The thought of my kiddo’s tiny, pristine ears hanging heavy with metal, makes me shudder. I have friends and family members who have had their children’s ears pierced – some as young as babies. Fine, whatever. To each his (or her) own. But for me, I refused to make a decision about my daughter’s appearance that would stick with her for the rest of her life, before she could even speak.
Her body. Not mine.
If tomorrow she came and begged me for tiny diamond studs, I would repeat the words my mother spoke to me thirty-something years ago. I mean really, my kid loved Dora the Explorer and Calliou just a short time ago. Does she really have any clue at this stage about what she'll want when she’s a grown-up?
The answer is no. And that's why temporary tattoos exist.
Meanwhile, there are lots of fantastic ways little ones can experience the thrill of pierced ears, without actually piercing their ears. And they are way cooler (and less pinchy) than the clip-on earrings I wore as a child.

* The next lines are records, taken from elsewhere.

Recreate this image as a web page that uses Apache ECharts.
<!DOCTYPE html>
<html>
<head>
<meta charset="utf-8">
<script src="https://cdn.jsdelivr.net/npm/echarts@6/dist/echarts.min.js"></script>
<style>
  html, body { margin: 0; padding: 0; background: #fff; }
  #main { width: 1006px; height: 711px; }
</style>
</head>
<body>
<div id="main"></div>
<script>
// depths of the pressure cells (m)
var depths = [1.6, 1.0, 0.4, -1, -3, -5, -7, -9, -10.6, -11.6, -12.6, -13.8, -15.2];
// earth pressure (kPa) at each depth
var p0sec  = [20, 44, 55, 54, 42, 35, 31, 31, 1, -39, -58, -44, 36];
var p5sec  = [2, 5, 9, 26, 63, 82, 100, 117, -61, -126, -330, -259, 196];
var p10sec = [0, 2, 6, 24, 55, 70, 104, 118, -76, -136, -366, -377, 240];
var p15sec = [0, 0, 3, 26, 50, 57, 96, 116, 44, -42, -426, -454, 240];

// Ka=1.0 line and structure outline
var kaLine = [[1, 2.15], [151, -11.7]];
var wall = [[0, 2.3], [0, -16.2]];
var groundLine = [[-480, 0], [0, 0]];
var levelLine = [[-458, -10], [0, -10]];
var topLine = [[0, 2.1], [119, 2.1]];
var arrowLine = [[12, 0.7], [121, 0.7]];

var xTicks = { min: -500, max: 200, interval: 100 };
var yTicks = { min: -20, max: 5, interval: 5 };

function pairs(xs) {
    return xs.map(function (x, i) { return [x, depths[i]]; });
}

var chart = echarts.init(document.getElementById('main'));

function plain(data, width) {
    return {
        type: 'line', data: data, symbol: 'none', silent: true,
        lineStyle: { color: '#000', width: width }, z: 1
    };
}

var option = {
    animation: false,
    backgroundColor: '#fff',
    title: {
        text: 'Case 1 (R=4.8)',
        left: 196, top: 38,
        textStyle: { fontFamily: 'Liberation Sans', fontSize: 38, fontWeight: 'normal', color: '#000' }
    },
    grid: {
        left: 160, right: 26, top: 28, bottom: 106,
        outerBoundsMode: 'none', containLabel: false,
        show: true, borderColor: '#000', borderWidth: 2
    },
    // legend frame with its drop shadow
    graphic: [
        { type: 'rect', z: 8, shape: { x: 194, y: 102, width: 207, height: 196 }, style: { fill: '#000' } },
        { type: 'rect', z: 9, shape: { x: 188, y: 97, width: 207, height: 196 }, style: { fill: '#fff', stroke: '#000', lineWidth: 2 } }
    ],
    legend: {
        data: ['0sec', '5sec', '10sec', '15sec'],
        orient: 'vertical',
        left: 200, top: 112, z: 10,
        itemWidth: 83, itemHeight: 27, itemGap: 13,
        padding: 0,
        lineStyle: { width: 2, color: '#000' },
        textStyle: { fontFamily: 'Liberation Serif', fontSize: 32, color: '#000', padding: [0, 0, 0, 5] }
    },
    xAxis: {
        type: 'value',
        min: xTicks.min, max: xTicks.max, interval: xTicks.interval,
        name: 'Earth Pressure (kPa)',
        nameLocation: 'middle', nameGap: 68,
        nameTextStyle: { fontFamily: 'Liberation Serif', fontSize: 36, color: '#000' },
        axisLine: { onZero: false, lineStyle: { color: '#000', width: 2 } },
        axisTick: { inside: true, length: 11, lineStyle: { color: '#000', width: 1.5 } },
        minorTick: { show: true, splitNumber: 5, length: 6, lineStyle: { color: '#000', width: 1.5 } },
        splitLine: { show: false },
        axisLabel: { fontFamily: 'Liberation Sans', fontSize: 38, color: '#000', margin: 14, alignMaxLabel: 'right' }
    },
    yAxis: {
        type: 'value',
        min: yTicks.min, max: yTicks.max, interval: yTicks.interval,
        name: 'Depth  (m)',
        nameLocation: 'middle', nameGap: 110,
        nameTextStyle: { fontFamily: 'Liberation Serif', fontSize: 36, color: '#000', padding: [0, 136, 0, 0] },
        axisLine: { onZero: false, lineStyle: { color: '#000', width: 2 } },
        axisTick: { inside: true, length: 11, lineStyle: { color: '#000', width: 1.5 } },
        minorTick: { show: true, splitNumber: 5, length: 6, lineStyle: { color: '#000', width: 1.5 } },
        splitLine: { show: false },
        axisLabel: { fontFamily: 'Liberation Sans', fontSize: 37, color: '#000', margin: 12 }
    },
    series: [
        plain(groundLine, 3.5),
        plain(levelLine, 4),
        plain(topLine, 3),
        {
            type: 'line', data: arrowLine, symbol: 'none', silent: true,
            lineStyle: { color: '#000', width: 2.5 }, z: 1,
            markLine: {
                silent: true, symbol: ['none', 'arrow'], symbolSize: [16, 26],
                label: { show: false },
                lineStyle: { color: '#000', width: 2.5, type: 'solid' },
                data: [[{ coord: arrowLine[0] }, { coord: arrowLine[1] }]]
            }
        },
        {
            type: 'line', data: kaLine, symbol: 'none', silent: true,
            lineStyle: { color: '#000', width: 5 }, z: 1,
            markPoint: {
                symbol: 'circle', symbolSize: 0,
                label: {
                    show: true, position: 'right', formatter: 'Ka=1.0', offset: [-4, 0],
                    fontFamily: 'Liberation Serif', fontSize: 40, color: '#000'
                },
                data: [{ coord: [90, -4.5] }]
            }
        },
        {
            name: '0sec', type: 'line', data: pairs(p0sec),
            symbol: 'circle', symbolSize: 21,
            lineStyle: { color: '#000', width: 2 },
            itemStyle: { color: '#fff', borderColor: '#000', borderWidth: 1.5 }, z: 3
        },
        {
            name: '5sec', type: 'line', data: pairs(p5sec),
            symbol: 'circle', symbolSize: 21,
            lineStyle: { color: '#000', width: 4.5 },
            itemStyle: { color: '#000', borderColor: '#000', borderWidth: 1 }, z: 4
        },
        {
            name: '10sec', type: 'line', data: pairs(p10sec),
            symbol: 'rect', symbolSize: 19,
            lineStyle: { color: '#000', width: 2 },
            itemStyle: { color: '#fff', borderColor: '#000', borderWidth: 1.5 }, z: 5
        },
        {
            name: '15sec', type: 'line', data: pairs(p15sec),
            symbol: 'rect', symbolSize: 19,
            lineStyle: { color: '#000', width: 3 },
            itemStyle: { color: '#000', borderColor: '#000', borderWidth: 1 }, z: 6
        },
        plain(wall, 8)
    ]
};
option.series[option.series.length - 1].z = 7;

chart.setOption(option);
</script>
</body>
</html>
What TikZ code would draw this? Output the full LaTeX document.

BinkDKids make water transfer decals that last for days and give the illusion of pierced ears.
And, slip-on earrings by Lisadora are cool alternatives that look like the real thing.
By the way, in case you’re wondering... the only earrings I wear today are small gold hoops in the two original holes surgically created by my doctor. Meanwhile, my Texas shotgun hole closed up long ago at the back of my ear, yet the front has remained open, sometimes prompting the question, “What is that goo coming out of that spot in your ear?”